--- Provided data ---
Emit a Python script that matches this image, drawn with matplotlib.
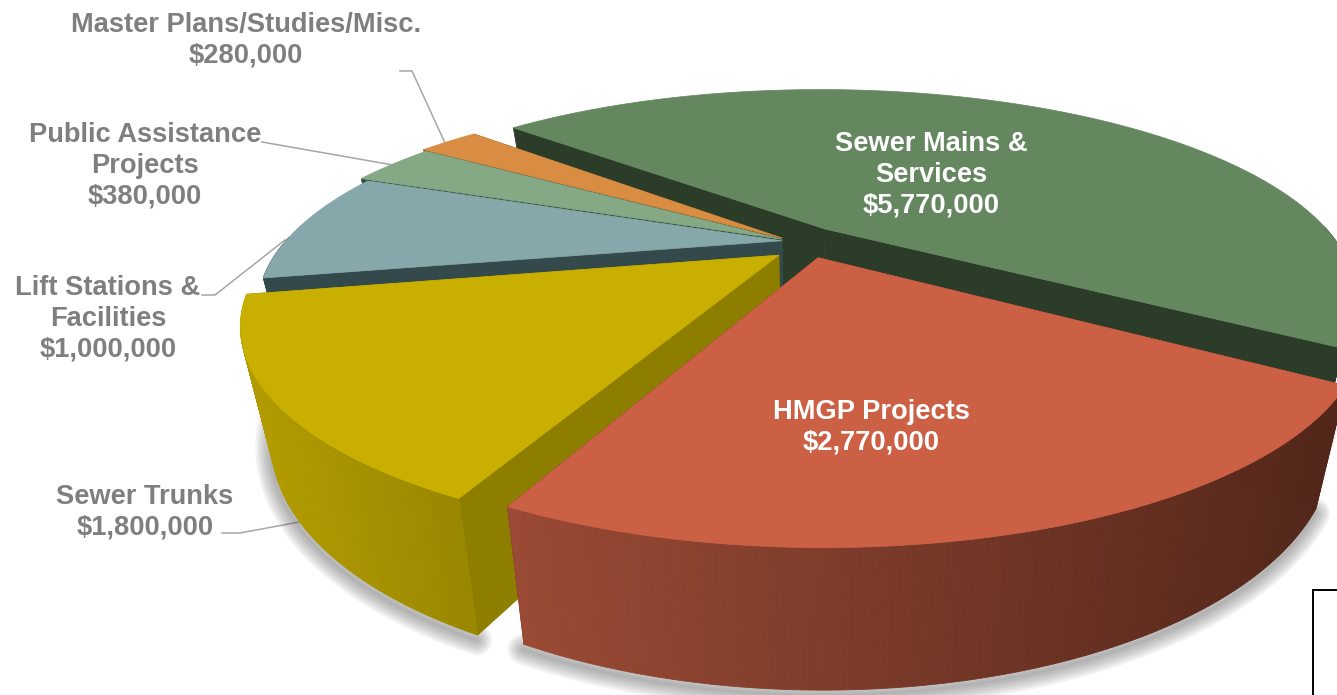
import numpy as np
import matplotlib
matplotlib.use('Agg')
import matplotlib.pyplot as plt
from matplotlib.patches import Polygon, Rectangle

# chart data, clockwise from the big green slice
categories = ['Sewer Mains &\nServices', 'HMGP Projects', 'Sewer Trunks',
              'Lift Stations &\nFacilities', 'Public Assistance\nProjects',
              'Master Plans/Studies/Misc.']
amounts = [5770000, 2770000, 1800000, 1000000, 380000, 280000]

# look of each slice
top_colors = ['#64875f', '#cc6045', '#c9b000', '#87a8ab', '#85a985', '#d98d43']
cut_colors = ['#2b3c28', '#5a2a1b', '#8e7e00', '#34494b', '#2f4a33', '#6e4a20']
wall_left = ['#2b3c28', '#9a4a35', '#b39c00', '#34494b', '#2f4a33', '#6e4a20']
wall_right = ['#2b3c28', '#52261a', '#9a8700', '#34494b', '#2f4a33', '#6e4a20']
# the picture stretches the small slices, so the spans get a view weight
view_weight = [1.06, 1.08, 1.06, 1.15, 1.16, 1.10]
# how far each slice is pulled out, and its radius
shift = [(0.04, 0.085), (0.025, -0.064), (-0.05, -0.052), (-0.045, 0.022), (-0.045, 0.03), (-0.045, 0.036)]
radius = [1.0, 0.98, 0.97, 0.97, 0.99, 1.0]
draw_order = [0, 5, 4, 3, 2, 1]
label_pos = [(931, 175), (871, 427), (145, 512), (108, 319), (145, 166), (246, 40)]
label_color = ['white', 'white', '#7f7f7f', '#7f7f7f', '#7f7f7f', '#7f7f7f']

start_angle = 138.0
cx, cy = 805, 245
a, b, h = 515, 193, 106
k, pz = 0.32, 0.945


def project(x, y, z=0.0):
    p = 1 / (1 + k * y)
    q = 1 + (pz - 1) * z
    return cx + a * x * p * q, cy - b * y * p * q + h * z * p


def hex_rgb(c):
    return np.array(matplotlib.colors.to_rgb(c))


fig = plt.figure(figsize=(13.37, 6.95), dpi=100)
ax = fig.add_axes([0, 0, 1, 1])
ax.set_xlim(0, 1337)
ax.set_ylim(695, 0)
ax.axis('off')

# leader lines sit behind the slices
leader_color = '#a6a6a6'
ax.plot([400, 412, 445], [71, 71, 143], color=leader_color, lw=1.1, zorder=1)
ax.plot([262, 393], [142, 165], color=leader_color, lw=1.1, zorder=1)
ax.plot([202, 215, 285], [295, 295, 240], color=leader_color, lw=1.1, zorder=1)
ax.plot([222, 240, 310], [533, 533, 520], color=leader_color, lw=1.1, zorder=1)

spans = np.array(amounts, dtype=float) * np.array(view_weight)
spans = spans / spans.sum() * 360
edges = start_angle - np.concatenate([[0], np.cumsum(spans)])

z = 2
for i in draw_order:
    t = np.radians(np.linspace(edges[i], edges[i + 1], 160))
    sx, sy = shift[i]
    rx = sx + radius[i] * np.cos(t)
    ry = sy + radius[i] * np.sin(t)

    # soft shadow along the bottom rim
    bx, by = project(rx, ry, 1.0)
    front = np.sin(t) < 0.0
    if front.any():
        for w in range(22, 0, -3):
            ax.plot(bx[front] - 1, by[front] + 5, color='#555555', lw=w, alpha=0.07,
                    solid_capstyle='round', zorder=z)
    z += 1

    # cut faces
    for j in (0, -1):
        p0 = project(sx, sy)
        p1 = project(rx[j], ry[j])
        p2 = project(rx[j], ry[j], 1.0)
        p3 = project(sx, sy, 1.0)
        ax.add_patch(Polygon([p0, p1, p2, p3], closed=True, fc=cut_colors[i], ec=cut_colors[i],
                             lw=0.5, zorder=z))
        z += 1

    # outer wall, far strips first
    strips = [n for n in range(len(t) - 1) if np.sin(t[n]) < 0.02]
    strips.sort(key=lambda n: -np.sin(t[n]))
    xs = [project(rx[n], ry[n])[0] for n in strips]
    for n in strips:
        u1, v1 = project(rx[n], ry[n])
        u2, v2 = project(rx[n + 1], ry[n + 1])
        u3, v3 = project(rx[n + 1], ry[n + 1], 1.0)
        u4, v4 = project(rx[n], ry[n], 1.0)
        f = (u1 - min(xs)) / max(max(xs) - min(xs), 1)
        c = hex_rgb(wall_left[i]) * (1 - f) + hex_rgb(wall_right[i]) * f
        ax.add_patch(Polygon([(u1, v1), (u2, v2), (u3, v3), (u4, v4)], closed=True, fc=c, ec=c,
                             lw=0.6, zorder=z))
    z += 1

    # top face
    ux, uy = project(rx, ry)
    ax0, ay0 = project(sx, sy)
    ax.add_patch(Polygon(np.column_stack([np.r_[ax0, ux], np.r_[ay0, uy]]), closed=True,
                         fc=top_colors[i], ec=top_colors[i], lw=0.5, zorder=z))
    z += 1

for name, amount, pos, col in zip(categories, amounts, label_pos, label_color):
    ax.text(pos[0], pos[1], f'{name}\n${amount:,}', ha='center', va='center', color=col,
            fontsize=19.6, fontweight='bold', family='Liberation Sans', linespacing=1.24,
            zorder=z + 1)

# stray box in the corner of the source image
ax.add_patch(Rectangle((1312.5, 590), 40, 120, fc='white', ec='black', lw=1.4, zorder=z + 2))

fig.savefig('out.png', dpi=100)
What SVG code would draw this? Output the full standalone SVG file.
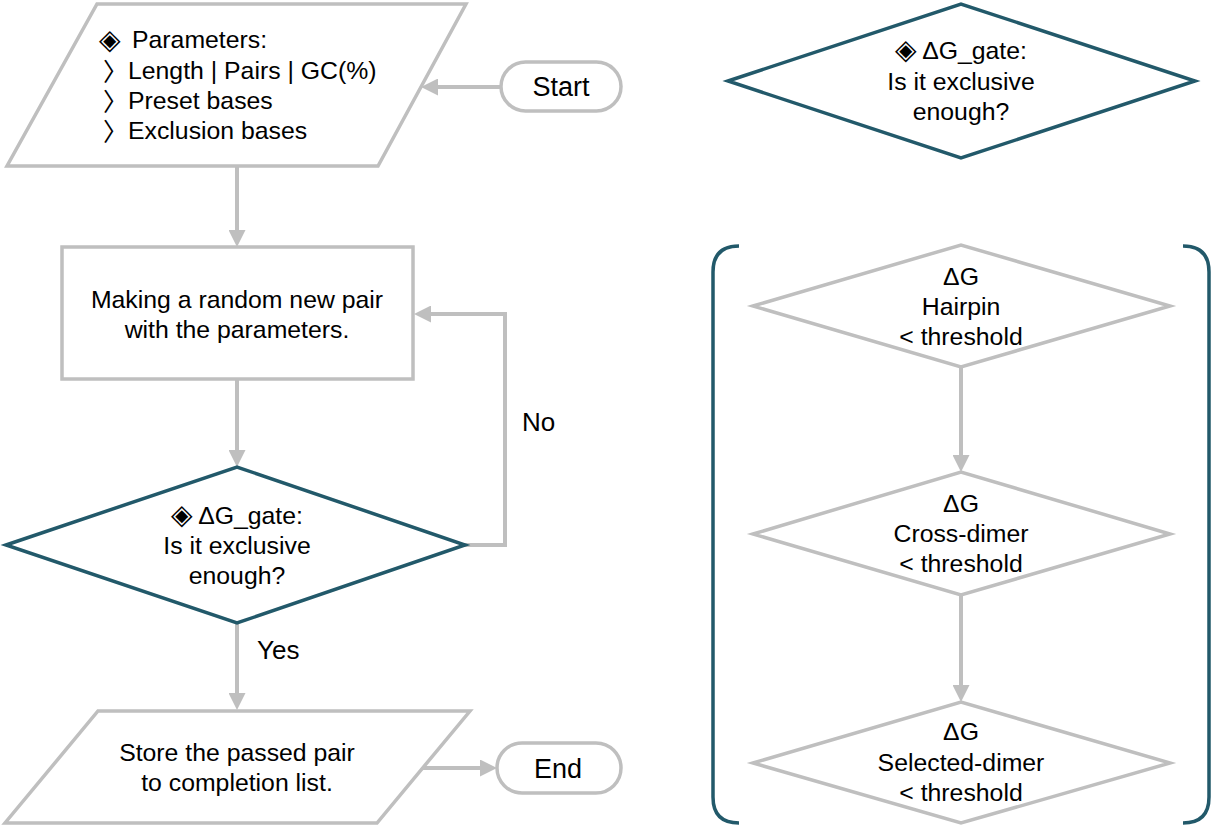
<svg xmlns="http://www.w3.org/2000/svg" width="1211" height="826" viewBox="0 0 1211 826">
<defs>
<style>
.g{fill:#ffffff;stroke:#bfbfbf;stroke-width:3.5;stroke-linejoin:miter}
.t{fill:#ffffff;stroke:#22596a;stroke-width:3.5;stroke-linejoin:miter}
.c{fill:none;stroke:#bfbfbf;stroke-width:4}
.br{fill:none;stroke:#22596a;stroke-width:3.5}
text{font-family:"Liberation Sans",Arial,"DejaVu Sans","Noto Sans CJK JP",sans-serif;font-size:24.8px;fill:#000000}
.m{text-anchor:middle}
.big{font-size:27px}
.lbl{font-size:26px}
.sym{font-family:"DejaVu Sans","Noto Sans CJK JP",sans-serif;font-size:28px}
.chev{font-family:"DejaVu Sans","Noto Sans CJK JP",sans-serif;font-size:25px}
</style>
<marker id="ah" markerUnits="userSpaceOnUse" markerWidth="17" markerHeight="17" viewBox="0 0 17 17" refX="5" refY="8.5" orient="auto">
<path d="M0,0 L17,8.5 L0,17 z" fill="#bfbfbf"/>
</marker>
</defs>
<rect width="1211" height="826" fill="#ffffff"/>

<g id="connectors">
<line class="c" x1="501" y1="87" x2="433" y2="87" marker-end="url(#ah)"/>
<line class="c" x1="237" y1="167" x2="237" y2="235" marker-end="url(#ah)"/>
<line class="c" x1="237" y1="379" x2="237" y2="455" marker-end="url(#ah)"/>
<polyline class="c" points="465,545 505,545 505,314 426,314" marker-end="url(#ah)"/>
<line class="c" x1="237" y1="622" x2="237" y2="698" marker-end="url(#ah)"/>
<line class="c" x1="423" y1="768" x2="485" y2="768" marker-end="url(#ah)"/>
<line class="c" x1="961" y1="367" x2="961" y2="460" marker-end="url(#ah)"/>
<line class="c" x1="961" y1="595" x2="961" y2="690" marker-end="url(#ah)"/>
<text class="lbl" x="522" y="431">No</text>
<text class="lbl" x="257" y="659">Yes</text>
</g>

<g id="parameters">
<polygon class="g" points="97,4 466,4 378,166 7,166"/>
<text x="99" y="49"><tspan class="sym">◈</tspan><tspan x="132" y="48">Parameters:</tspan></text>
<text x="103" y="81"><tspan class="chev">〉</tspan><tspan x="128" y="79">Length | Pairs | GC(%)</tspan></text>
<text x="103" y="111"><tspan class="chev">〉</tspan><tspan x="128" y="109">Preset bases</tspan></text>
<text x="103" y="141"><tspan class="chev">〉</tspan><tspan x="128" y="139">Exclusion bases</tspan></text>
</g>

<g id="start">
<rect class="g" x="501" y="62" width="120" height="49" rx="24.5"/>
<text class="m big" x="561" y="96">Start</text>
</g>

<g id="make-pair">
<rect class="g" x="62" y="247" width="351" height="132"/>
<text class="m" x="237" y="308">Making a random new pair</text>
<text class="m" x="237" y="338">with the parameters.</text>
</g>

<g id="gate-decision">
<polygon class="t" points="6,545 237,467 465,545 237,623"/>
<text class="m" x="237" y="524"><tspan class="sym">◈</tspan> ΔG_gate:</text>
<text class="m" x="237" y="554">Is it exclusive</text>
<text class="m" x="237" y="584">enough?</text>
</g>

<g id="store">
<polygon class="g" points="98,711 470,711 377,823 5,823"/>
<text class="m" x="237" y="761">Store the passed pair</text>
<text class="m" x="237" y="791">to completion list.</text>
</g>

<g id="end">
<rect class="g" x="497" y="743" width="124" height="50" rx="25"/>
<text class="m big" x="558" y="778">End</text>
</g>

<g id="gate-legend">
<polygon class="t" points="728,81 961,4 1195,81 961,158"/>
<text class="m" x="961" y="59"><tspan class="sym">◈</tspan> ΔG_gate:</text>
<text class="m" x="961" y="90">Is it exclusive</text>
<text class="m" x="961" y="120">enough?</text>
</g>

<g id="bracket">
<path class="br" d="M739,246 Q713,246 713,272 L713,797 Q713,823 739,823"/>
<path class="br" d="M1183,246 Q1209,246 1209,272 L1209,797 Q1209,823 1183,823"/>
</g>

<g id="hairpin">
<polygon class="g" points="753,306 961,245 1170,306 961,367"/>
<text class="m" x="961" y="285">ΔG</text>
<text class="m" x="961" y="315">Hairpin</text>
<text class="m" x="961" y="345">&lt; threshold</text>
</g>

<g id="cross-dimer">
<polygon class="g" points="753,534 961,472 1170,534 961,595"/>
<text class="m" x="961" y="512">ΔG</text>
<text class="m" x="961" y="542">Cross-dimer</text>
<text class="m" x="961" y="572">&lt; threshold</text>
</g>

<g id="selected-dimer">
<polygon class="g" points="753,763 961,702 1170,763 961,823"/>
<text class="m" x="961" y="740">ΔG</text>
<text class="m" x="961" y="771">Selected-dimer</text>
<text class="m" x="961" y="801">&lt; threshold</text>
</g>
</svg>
---
Task description: From the first line of the entries above down to the line holding "return np.array(matplotlib.colors.to_rgb(c))", quote each line exactly and nothing else, skipping pictures.

Written response:
Emit a Python script that matches this image, drawn with matplotlib.
import numpy as np
import matplotlib
matplotlib.use('Agg')
import matplotlib.pyplot as plt
from matplotlib.patches import Polygon, Rectangle

# chart data, clockwise from the big green slice
categories = ['Sewer Mains &\nServices', 'HMGP Projects', 'Sewer Trunks',
              'Lift Stations &\nFacilities', 'Public Assistance\nProjects',
              'Master Plans/Studies/Misc.']
amounts = [5770000, 2770000, 1800000, 1000000, 380000, 280000]

# look of each slice
top_colors = ['#64875f', '#cc6045', '#c9b000', '#87a8ab', '#85a985', '#d98d43']
cut_colors = ['#2b3c28', '#5a2a1b', '#8e7e00', '#34494b', '#2f4a33', '#6e4a20']
wall_left = ['#2b3c28', '#9a4a35', '#b39c00', '#34494b', '#2f4a33', '#6e4a20']
wall_right = ['#2b3c28', '#52261a', '#9a8700', '#34494b', '#2f4a33', '#6e4a20']
# the picture stretches the small slices, so the spans get a view weight
view_weight = [1.06, 1.08, 1.06, 1.15, 1.16, 1.10]
# how far each slice is pulled out, and its radius
shift = [(0.04, 0.085), (0.025, -0.064), (-0.05, -0.052), (-0.045, 0.022), (-0.045, 0.03), (-0.045, 0.036)]
radius = [1.0, 0.98, 0.97, 0.97, 0.99, 1.0]
draw_order = [0, 5, 4, 3, 2, 1]
label_pos = [(931, 175), (871, 427), (145, 512), (108, 319), (145, 166), (246, 40)]
label_color = ['white', 'white', '#7f7f7f', '#7f7f7f', '#7f7f7f', '#7f7f7f']

start_angle = 138.0
cx, cy = 805, 245
a, b, h = 515, 193, 106
k, pz = 0.32, 0.945


def project(x, y, z=0.0):
    p = 1 / (1 + k * y)
    q = 1 + (pz - 1) * z
    return cx + a * x * p * q, cy - b * y * p * q + h * z * p


def hex_rgb(c):
    return np.array(matplotlib.colors.to_rgb(c))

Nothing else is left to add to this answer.